Last month, Kline found himself back in India, for the fourth-annual installment of that very workshop, an intensive week of lectures and tutorials launched by the FHF, in conjunction with the International Federation of Film Archives, to address the region’s lack of a formal film-preservation training program. For this Film Preservation & Restoration Workshop, representatives of film institutions from all over the world converged on Kolkata cultural hub the Rabindranath Tagore Centre in order to teach over fifty participating students—this year’s class, selected from more than 130 applicants, included archivists, film technicians, and scholars from India as well as neighboring countries such as Nepal, Bangladesh, and Myanmar—the core practical skills and guiding principles of moving-image conservation. And joining Kline in sharing their expertise were Criterion postproduction supervisor Giles Sherwood and quality-control and image-restoration supervisor Cara Shatzman.

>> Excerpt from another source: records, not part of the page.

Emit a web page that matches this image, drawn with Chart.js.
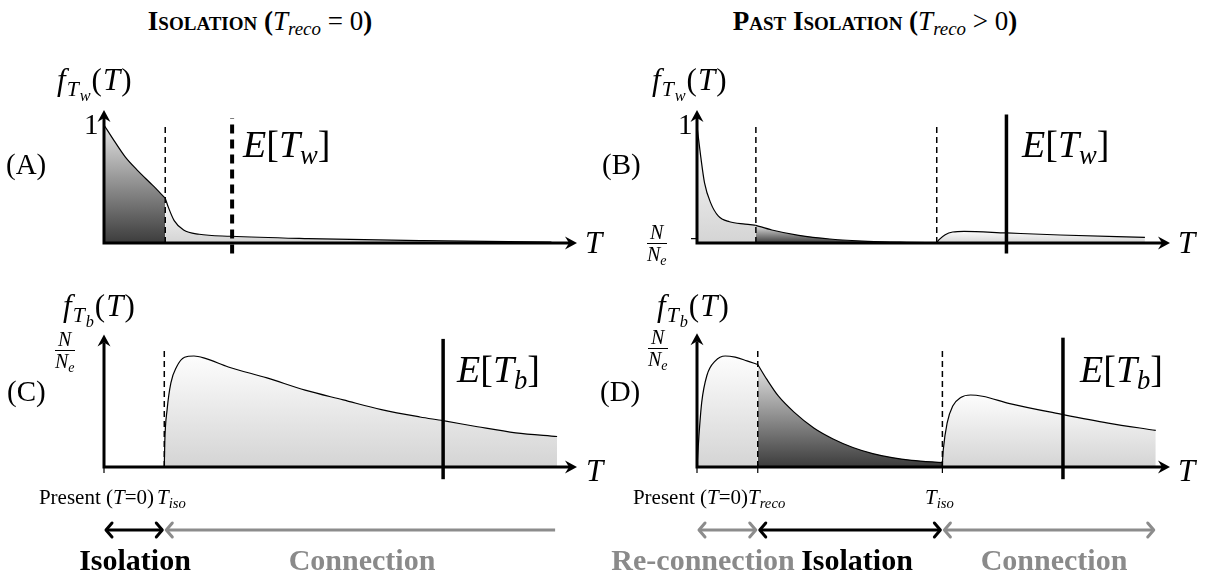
<!DOCTYPE html>
<html>
<head>
<meta charset="utf-8">
<script src="https://cdn.jsdelivr.net/npm/chart.js@4.4.1/dist/chart.umd.min.js"></script>
<style>
  html, body { margin: 0; padding: 0; background: #fff; }
  body { width: 1207px; height: 579px; position: relative; overflow: hidden; font-family: "Liberation Serif", Tinos, "Times New Roman", Times, "DejaVu Serif", serif; color: #000; }
  canvas { position: absolute; }
  .t { position: absolute; line-height: 1; white-space: nowrap; }
  .c { transform: translateX(-50%); }
  .r { transform: translateX(-100%); }
  .title { font-size: 27px; font-weight: bold; font-variant: small-caps; }
  .title i, .title .m { font-weight: normal; font-variant: normal; }
  sub { font-size: 70%; vertical-align: -0.28em; line-height: 0; }
  sub sub { font-size: 75%; }
  .lbl { font-size: 29px; }
  .fl { font-size: 31px; letter-spacing: 1px; }
  .ex { font-size: 38px; }
  .ax { font-size: 31px; font-style: italic; }
  .small { font-size: 21px; }
  .phase { font-size: 30px; font-weight: bold; }
  .grey { color: #8a8a8a; }
  .frac { display: inline-block; text-align: center; font-size: 20px; }
  .frac span { display: block; line-height: 1; }
  .frac .num { border-bottom: 1px solid #000; padding: 0 2px 1px; }
</style>
</head>
<body>

<canvas id="chA" width="560" height="185" style="left:60px;top:100px"></canvas>
<canvas id="chB" width="560" height="185" style="left:640px;top:100px"></canvas>
<canvas id="chC" width="560" height="215" style="left:60px;top:330px"></canvas>
<canvas id="chD" width="560" height="215" style="left:640px;top:330px"></canvas>

<!-- titles -->
<div class="t c title" style="left:260px;top:8px">Isolation (<i>T</i><sub><i>reco</i></sub><span class="m"> = 0</span>)</div>
<div class="t c title" style="left:875px;top:8px">Past Isolation (<i>T</i><sub><i>reco</i></sub><span class="m"> &gt; 0</span>)</div>

<!-- panel A -->
<div class="t fl" style="left:57px;top:64px"><i>f</i><sub><i>T</i><sub><i>w</i></sub></sub>(<i>T</i>)</div>
<div class="t lbl" style="left:84px;top:110px">1</div>
<div class="t lbl" style="left:6px;top:150px">(A)</div>
<div class="t ex" style="left:243px;top:125px"><i>E</i>[<i>T</i><sub><i>w</i></sub>]</div>
<div class="t ax" style="left:585px;top:227px">T</div>

<!-- panel B -->
<div class="t fl" style="left:652px;top:64px"><i>f</i><sub><i>T</i><sub><i>w</i></sub></sub>(<i>T</i>)</div>
<div class="t lbl" style="left:678px;top:110px">1</div>
<div class="t lbl" style="left:602px;top:150px">(B)</div>
<div class="t" style="left:647px;top:222px"><span class="frac"><span class="num"><i>N</i></span><span><i>N</i><sub><i>e</i></sub></span></span></div>
<div class="t ex" style="left:1022px;top:125px"><i>E</i>[<i>T</i><sub><i>w</i></sub>]</div>
<div class="t ax" style="left:1178px;top:227px">T</div>

<!-- panel C -->
<div class="t fl" style="left:63px;top:290px"><i>f</i><sub><i>T</i><sub><i>b</i></sub></sub>(<i>T</i>)</div>
<div class="t" style="left:55px;top:329px"><span class="frac"><span class="num"><i>N</i></span><span><i>N</i><sub><i>e</i></sub></span></span></div>
<div class="t lbl" style="left:7px;top:377px">(C)</div>
<div class="t ex" style="left:457px;top:350px"><i>E</i>[<i>T</i><sub><i>b</i></sub>]</div>
<div class="t ax" style="left:586px;top:455px">T</div>
<div class="t small r" style="left:154px;top:487px">Present (<i>T</i>=0)</div>
<div class="t small" style="left:157px;top:487px"><i>T</i><sub><i>iso</i></sub></div>
<div class="t c phase" style="left:135px;top:545px">Isolation</div>
<div class="t c phase grey" style="left:362px;top:545px">Connection</div>

<!-- panel D -->
<div class="t fl" style="left:657px;top:290px"><i>f</i><sub><i>T</i><sub><i>b</i></sub></sub>(<i>T</i>)</div>
<div class="t" style="left:648px;top:327px"><span class="frac"><span class="num"><i>N</i></span><span><i>N</i><sub><i>e</i></sub></span></span></div>
<div class="t lbl" style="left:600px;top:377px">(D)</div>
<div class="t ex" style="left:1080px;top:350px"><i>E</i>[<i>T</i><sub><i>b</i></sub>]</div>
<div class="t ax" style="left:1178px;top:455px">T</div>
<div class="t small r" style="left:748px;top:487px">Present (<i>T</i>=0)</div>
<div class="t small" style="left:748px;top:487px"><i>T</i><sub><i>reco</i></sub></div>
<div class="t small" style="left:925px;top:487px"><i>T</i><sub><i>iso</i></sub></div>
<div class="t c phase grey" style="left:703px;top:545px">Re-connection</div>
<div class="t c phase" style="left:857px;top:545px">Isolation</div>
<div class="t c phase grey" style="left:1054px;top:545px">Connection</div>

<script>
// ---- data (T in arbitrary time units, f as fraction of the y-axis mark) ----
// panel A: isolation, within-deme coalescence
const aIsoT = [0, 0.21, 0.45, 0.70, 1.03, 1.30];
const aIsoF = [1.00, 0.87, 0.73, 0.62, 0.49, 0.38];
const aConT = [1.30, 1.36, 1.49, 1.69, 2.02, 2.69, 4.34, 6.8, 9.5];
const aConF = [0.38, 0.31, 0.19, 0.11, 0.074, 0.057, 0.037, 0.02, 0.008];
const aMarks = { tIso: 1.30, mean: 2.72 };

// panel B: past isolation, within-deme
const bRecT = [0, 0.08, 0.16, 0.29, 0.45, 0.69, 1.02, 1.25];
const bRecF = [0.99, 0.73, 0.51, 0.34, 0.23, 0.18, 0.16, 0.15];
const bIsoT = [1.25, 1.59, 2.16, 2.82, 3.63, 4.45, 5.09];
const bIsoF = [0.15, 0.11, 0.065, 0.034, 0.014, 0.006, 0.003];
const bConT = [5.09, 5.14, 5.27, 5.43, 5.67, 6.57, 7.71, 9.51];
const bConF = [0.003, 0.028, 0.07, 0.093, 0.099, 0.085, 0.068, 0.048];
const bMarks = { tReco: 1.25, tIso: 5.09, mean: 6.57, nNe: 0.037 };

// panel C: isolation, between-deme
const cConT = [1.28, 1.29, 1.34, 1.42, 1.54, 1.71, 1.91, 2.15, 2.64, 3.46, 4.27, 5.08, 5.89, 6.71, 7.2, 7.93, 8.74, 9.62];
const cConF = [0, 0.2, 0.47, 0.69, 0.82, 0.90, 0.91, 0.89, 0.82, 0.73, 0.63, 0.55, 0.47, 0.41, 0.38, 0.33, 0.28, 0.25];
const cMarks = { tIso: 1.28, mean: 7.2 };

// panel D: past isolation, between-deme
const dRecT = [0, 0.04, 0.10, 0.21, 0.39, 0.60, 0.81, 1.06, 1.29];
const dRecF = [0, 0.25, 0.53, 0.75, 0.87, 0.91, 0.90, 0.87, 0.84];
const dIsoT = [1.29, 1.48, 1.73, 2.06, 2.48, 2.89, 3.31, 3.73, 4.14, 4.56, 5.21];
const dIsoF = [0.84, 0.72, 0.58, 0.45, 0.32, 0.23, 0.16, 0.11, 0.077, 0.055, 0.036];
const dConT = [5.21, 5.23, 5.31, 5.43, 5.60, 5.81, 6.06, 6.64, 7.77, 8.73, 9.74];
const dConF = [0.036, 0.145, 0.36, 0.50, 0.57, 0.59, 0.58, 0.52, 0.43, 0.36, 0.30];
const dMarks = { tReco: 1.29, tIso: 5.21, mean: 7.77 };

const xTip = 10;

// ---- helpers ----
const pts = (xs, ys) => xs.map((x, i) => ({ x: x, y: ys[i] }));

function shade(kind, top) {
    return (context) => {
        const c = context.chart;
        if (!c.chartArea) return null;
        const ys = c.scales.y;
        const g = c.ctx.createLinearGradient(0, ys.getPixelForValue(top), 0, ys.getPixelForValue(0));
        if (kind === 'dark') {
            g.addColorStop(0, '#e4e4e4');
            g.addColorStop(1, '#3c3c3c');
        } else {
            g.addColorStop(0, '#fdfdfd');
            g.addColorStop(1, '#d4d4d4');
        }
        return g;
    };
}

function piece(xs, ys, kind) {
    return {
        data: pts(xs, ys),
        borderColor: '#000',
        borderWidth: 1.2,
        backgroundColor: shade(kind, Math.max(...ys)),
        fill: 'origin',
        cubicInterpolationMode: 'monotone',
        pointRadius: 0,
        order: 2
    };
}

function vline(t, y0, y1, width, dash) {
    return {
        data: [{ x: t, y: y0 }, { x: t, y: y1 }],
        borderColor: '#000',
        borderWidth: width,
        borderDash: dash || [],
        fill: false,
        pointRadius: 0,
        order: 1
    };
}

function arrowHead(ctx, x, y, ang) {
    ctx.save();
    ctx.translate(x, y);
    ctx.rotate(ang);
    ctx.beginPath();
    ctx.moveTo(2, 0);
    ctx.lineTo(-10, -6.5);
    ctx.lineTo(-6, 0);
    ctx.lineTo(-10, 6.5);
    ctx.closePath();
    ctx.fill();
    ctx.restore();
}

function chevron(ctx, x, y, dir, color) {
    ctx.save();
    ctx.strokeStyle = color;
    ctx.lineWidth = 3;
    ctx.lineCap = 'round';
    ctx.lineJoin = 'round';
    ctx.beginPath();
    ctx.moveTo(x - 6 * dir, y - 7);
    ctx.lineTo(x, y);
    ctx.lineTo(x - 6 * dir, y + 7);
    ctx.stroke();
    ctx.restore();
}

// axes with arrow tips, little ticks and the phase arrows underneath
const axesPlugin = {
    id: 'axes',
    afterDatasetsDraw(chart, args, opts) {
        const { ctx, scales: { x, y } } = chart;
        const x0 = x.getPixelForValue(0), y0 = y.getPixelForValue(0);
        const xt = x.getPixelForValue(opts.xTip), yt = y.getPixelForValue(opts.yTip);
        ctx.save();
        ctx.strokeStyle = '#000';
        ctx.fillStyle = '#000';
        ctx.lineWidth = 3;
        ctx.beginPath();
        ctx.moveTo(x0 - 1.5, y0);
        ctx.lineTo(xt - 6, y0);
        ctx.moveTo(x0, y0 + 1.5);
        ctx.lineTo(x0, yt + 6);
        ctx.stroke();
        arrowHead(ctx, xt, y0, 0);
        arrowHead(ctx, x0, yt, -Math.PI / 2);

        ctx.lineWidth = 1.2;
        (opts.ticksX || []).forEach(t => {
            const px = x.getPixelForValue(t);
            ctx.beginPath();
            ctx.moveTo(px, y0 - 3);
            ctx.lineTo(px, y0 + 6);
            ctx.stroke();
        });
        (opts.ticksY || []).forEach(v => {
            const py = y.getPixelForValue(v);
            ctx.beginPath();
            ctx.moveTo(x0 - 6, py);
            ctx.lineTo(x0, py);
            ctx.stroke();
        });

        (opts.spans || []).forEach(s => {
            const ay = y0 + 63;
            const a = x.getPixelForValue(s.from), b = x.getPixelForValue(s.to);
            ctx.strokeStyle = s.color;
            ctx.lineWidth = 3;
            ctx.beginPath();
            ctx.moveTo(a + 2, ay);
            ctx.lineTo(b - 2, ay);
            ctx.stroke();
            if (s.left) chevron(ctx, a + 2, ay, -1, s.color);
            if (s.right) chevron(ctx, b - 2, ay, 1, s.color);
        });
        ctx.restore();
    }
};

// canvas box -> scale limits so that T=0, f=0 land on the axis origin
function makeChart(id, box, origin, unit, datasets, axesOpts) {
    const el = document.getElementById(id);
    return new Chart(el, {
        type: 'line',
        data: { datasets: datasets },
        options: {
            responsive: false,
            animation: false,
            layout: { padding: 0 },
            events: [],
            scales: {
                x: { type: 'linear', display: false,
                     min: (box.left - origin.x) / unit.x,
                     max: (box.left + box.w - origin.x) / unit.x },
                y: { type: 'linear', display: false,
                     min: (origin.y - box.top - box.h) / unit.y,
                     max: (origin.y - box.top) / unit.y }
            },
            plugins: {
                legend: { display: false },
                tooltip: { enabled: false },
                axes: axesOpts
            }
        },
        plugins: [axesPlugin]
    });
}

const grey = '#8c8c8c';

makeChart('chA', { left: 60, top: 100, w: 560, h: 185 }, { x: 104, y: 243 }, { x: 47.1, y: 118 }, [
    vline(aMarks.tIso, 0, 1.0, 1.5, [6, 4]),
    vline(aMarks.mean, -0.09, 1.06, 4, [9, 6]),
    piece(aIsoT, aIsoF, 'dark'),
    piece(aConT, aConF, 'light')
], { xTip: xTip, yTip: 1.11 });

makeChart('chB', { left: 640, top: 100, w: 560, h: 185 }, { x: 697, y: 243 }, { x: 47.1, y: 118 }, [
    vline(bMarks.tReco, 0, 1.0, 1.5, [6, 4]),
    vline(bMarks.tIso, 0, 1.0, 1.5, [6, 4]),
    vline(bMarks.mean, -0.09, 1.09, 3.5),
    piece(bRecT, bRecF, 'light'),
    piece(bIsoT, bIsoF, 'dark'),
    piece(bConT, bConF, 'light')
], { xTip: xTip, yTip: 1.11, ticksY: [bMarks.nNe] });

makeChart('chC', { left: 60, top: 330, w: 560, h: 215 }, { x: 104, y: 467 }, { x: 47.1, y: 122 }, [
    vline(cMarks.tIso, 0, 0.98, 1.5, [6, 4]),
    vline(cMarks.mean, -0.1, 1.05, 3.5),
    piece(cConT, cConF, 'light')
], {
    xTip: xTip, yTip: 1.07, ticksX: [0],
    spans: [
        { from: 0, to: cMarks.tIso, color: '#000', left: true, right: true },
        { from: cMarks.tIso, to: cConT[cConT.length - 1], color: grey, left: true, right: false }
    ]
});

makeChart('chD', { left: 640, top: 330, w: 560, h: 215 }, { x: 697, y: 467 }, { x: 47.1, y: 122 }, [
    vline(dMarks.tReco, 0, 0.98, 1.5, [6, 4]),
    vline(dMarks.tIso, 0, 0.98, 1.5, [6, 4]),
    vline(dMarks.mean, -0.1, 1.06, 3.5),
    piece(dRecT, dRecF, 'light'),
    piece(dIsoT, dIsoF, 'dark'),
    piece(dConT, dConF, 'light')
], {
    xTip: xTip, yTip: 1.08, ticksX: [0, dMarks.tReco, dMarks.tIso],
    spans: [
        { from: 0, to: dMarks.tReco, color: grey, left: true, right: true },
        { from: dMarks.tReco, to: dMarks.tIso, color: '#000', left: true, right: true },
        { from: dMarks.tIso, to: dConT[dConT.length - 1], color: grey, left: true, right: true }
    ]
});
</script>
</body>
</html>
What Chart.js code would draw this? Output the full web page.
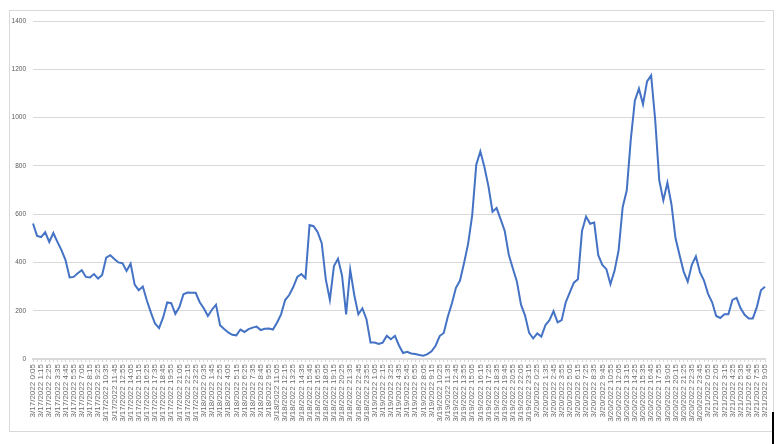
<!DOCTYPE html>
<html lang="en">
<head>
<meta charset="UTF-8">
<title>chart</title>
<script src="https://cdn.jsdelivr.net/npm/chart.js"></script>
<style>
  html, body { margin: 0; padding: 0; background: #fff; }
  #wrap { position: relative; width: 780px; height: 444px; }
  #frame { position: absolute; left: 9px; top: 10px; width: 763px; height: 420px; border: 1px solid #d9d9d9; }
  #mark { position: absolute; left: 772px; top: 412px; width: 2px; height: 32px; background: #000; }
  canvas { position: absolute; left: 0; top: 0; }
</style>
</head>
<body>
<div id="wrap">
  <div id="frame"></div>
  <canvas id="c" width="780" height="444"></canvas>
  <div id="mark"></div>
</div>
<script>
// time axis: 3/17/2022 0:05, one point every 35 minutes, label every 2nd point
const startMinute = 5;
const stepMinutes = 35;

// values
const values = [
  561, 510, 505, 525, 485, 522, 485, 451, 410, 338,
  340, 355, 368, 340, 338, 352, 333, 348, 420, 430,
  414, 400, 397, 365, 395, 308, 285, 300, 242, 192,
  147, 128, 172, 234, 231, 187, 215, 268, 275, 274,
  274, 235, 210, 178, 204, 225, 140, 124, 110, 100,
  98, 122, 112, 124, 130, 134, 120, 125, 126, 122,
  150, 185, 244, 265, 298, 340, 352, 335, 555, 550,
  525, 480, 330, 245, 385, 415, 345, 185, 370, 265,
  185, 210, 165, 68, 68, 62, 68, 96, 82, 96,
  56, 25, 30, 23, 21, 17, 14, 20, 32, 55,
  95, 108, 175, 230, 295, 325, 398, 478, 595, 805,
  860, 795, 715, 610, 625, 578, 530, 432, 375, 320,
  225, 180, 108, 85, 106, 93, 140, 161, 198, 152,
  161, 235, 276, 316, 330, 530, 590, 560, 565, 430,
  390, 372, 310, 365, 450, 629, 698, 910, 1070, 1120,
  1055, 1150, 1175, 990, 740, 657, 730, 640, 500, 430,
  362, 320, 390, 425, 360, 325, 270, 235, 178, 170,
  185, 185, 245, 253, 210, 183, 168, 168, 215, 285,
  299
];

const yTicks = [0, 200, 400, 600, 800, 1000, 1200, 1400];

function fmt(m) {
  const day = 17 + Math.floor(m / 1440);
  const r = m % 1440;
  const h = Math.floor(r / 60);
  const mm = r % 60;
  return `3/${day}/2022 ${h}:${String(mm).padStart(2, '0')}`;
}

const labels = values.map((v, i) => fmt(startMinute + i * stepMinutes));

Chart.defaults.font.family = "'Liberation Sans', Arial, sans-serif";

new Chart(document.getElementById('c'), {
  type: 'line',
  data: {
    labels: labels,
    datasets: [{
      data: values,
      borderColor: '#4472c4',
      borderWidth: 2,
      pointRadius: 0,
      tension: 0,
      fill: false
    }]
  },
  options: {
    responsive: false,
    animation: false,
    layout: { padding: { top: 21, right: 15, bottom: 0, left: 0 } },
    plugins: { legend: { display: false }, tooltip: { enabled: false } },
    scales: {
      x: {
        grid: { drawOnChartArea: false, color: '#d9d9d9', tickLength: 3 },
        border: { color: '#d9d9d9', width: 2 },
        ticks: {
          autoSkip: false,
          maxRotation: 90,
          minRotation: 90,
          padding: 2,
          color: '#6b6b6b',
          font: { size: 8 },
          callback: (v, i) => (i % 2 === 0 ? labels[i] : '')
        },
        afterFit: (s) => { s.height = 85; }
      },
      y: {
        min: 0,
        max: 1400,
        afterBuildTicks: (s) => { s.ticks = yTicks.map(v => ({ value: v })); },
        grid: { color: '#d9d9d9', drawTicks: false },
        border: { display: false },
        ticks: {
          padding: 7,
          color: '#595959',
          font: { size: 6.5 },
          callback: (v) => String(v)
        },
        afterFit: (s) => { s.width = 33; }
      }
    }
  }
});
</script>
</body>
</html>
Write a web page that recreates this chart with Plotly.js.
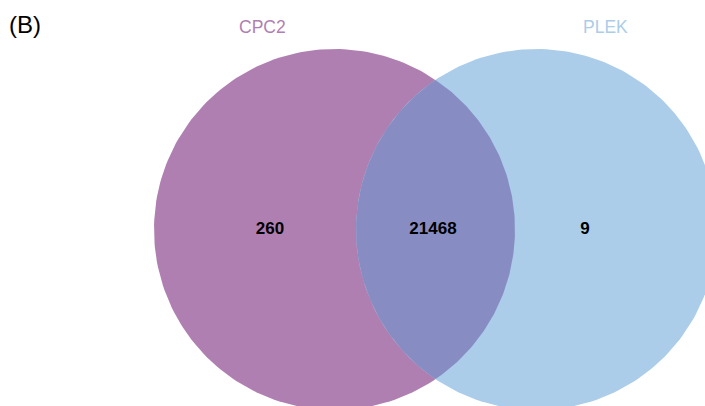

The mission of the Film Heritage Foundation—in which Dungarpur’s wife, Teesha Cherian, is also heavily involved—and its signature educational initiative is undeniably ambitious, and something we’re behind all the way: preserving the rich but often imperiled cinematic heritage of a country that, as the FHF website estimates, “had lost 70 to 80 percent of our films” by the year 1950. To that end, the workshop makes sure that no base is left uncovered. Criterion was tasked with teaching color-correction and digital image restoration workshops, while still other classes, taught by professionals affiliated with such organizations as the Academy of Motion Picture Arts and Sciences, the British Film Institute, and L’Immagine Ritrovata, focused on topics like film repair and audio restoration. “Cataloguing was also one of the most important topics—how to get your film and assets into a temperature-controlled vault, or some sort of space where they’re not sitting in 90-degree, 100-percent-humidity heat,” says Kline, who has attended three installments of the workshop. A particularly invaluable opportunity came courtesy of Munich-based film-equipment company ARRI, which arrived with an unwieldy piece of luggage. “They literally brought a scanner from Germany,” says Kline. “The fact that they brought it, and these students were able to literally take film, put it on a scanner, use the software to run it, and see how it all works is way better than any textbook or lecture.”